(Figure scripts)
** start **
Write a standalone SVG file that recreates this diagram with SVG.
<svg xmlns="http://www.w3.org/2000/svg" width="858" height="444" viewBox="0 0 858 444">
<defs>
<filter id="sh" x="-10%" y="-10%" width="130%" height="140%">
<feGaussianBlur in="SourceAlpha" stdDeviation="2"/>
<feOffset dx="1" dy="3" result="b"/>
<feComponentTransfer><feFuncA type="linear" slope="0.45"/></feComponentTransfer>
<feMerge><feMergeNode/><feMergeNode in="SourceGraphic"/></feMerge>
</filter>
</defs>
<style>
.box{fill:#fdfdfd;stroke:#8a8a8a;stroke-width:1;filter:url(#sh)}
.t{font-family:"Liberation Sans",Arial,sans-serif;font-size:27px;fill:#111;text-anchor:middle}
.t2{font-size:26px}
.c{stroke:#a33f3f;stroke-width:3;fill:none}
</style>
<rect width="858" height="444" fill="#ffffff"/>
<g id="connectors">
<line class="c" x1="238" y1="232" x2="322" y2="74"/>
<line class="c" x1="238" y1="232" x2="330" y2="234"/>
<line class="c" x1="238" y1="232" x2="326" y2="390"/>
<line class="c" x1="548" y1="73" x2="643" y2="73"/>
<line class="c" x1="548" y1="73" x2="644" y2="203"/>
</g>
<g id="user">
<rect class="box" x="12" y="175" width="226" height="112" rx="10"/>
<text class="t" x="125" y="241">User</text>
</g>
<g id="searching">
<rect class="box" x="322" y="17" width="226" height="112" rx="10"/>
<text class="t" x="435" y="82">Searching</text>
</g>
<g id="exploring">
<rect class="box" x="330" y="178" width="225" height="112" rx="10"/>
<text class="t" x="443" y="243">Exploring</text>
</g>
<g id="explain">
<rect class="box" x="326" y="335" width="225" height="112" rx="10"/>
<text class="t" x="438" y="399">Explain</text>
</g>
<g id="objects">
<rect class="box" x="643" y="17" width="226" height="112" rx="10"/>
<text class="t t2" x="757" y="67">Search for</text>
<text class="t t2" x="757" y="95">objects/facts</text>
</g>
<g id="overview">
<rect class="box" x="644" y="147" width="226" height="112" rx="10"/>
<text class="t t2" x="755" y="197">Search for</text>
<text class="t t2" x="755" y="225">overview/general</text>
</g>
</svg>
** end **
** start **
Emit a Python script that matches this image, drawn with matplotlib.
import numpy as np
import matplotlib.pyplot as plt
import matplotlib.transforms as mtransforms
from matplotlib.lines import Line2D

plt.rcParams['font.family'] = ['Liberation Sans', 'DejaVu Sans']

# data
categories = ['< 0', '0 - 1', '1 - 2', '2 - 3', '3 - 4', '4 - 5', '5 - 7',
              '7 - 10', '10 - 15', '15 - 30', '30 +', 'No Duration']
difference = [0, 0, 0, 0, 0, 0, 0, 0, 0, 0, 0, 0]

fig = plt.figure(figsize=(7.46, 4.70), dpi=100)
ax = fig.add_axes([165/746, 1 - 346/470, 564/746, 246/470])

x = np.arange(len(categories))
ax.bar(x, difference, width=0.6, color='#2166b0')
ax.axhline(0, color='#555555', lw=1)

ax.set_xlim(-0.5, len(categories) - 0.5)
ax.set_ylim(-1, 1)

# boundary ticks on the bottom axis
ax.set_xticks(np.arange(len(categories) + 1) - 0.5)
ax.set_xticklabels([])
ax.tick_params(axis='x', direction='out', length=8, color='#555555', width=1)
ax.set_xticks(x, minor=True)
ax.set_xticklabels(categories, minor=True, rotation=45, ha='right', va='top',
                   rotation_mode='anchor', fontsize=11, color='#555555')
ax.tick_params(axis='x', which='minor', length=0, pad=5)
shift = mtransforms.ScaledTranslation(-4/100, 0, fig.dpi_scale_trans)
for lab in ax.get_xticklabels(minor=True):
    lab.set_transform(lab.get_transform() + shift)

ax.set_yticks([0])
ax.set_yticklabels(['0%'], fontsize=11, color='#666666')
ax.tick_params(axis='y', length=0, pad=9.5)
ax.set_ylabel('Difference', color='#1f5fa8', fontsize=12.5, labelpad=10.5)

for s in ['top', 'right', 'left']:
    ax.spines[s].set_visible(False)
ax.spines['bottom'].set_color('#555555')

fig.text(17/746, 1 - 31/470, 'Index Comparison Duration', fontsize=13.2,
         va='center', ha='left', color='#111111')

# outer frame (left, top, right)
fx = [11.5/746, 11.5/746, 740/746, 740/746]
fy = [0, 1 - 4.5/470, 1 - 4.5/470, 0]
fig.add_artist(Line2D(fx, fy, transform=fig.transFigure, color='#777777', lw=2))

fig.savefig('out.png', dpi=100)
** end **
DIRECTIVE:
Begin with the line containing "Emit a Python" and end with the line containing "ax.set_ylim(-1, 1)"; repeat every line from start to finish exactly, and nothing outside them.

EXERCISE ANSWER:
Emit a Python script that matches this image, drawn with matplotlib.
import numpy as np
import matplotlib.pyplot as plt
import matplotlib.transforms as mtransforms
from matplotlib.lines import Line2D

plt.rcParams['font.family'] = ['Liberation Sans', 'DejaVu Sans']

# data
categories = ['< 0', '0 - 1', '1 - 2', '2 - 3', '3 - 4', '4 - 5', '5 - 7',
              '7 - 10', '10 - 15', '15 - 30', '30 +', 'No Duration']
difference = [0, 0, 0, 0, 0, 0, 0, 0, 0, 0, 0, 0]

fig = plt.figure(figsize=(7.46, 4.70), dpi=100)
ax = fig.add_axes([165/746, 1 - 346/470, 564/746, 246/470])

x = np.arange(len(categories))
ax.bar(x, difference, width=0.6, color='#2166b0')
ax.axhline(0, color='#555555', lw=1)

ax.set_xlim(-0.5, len(categories) - 0.5)
ax.set_ylim(-1, 1)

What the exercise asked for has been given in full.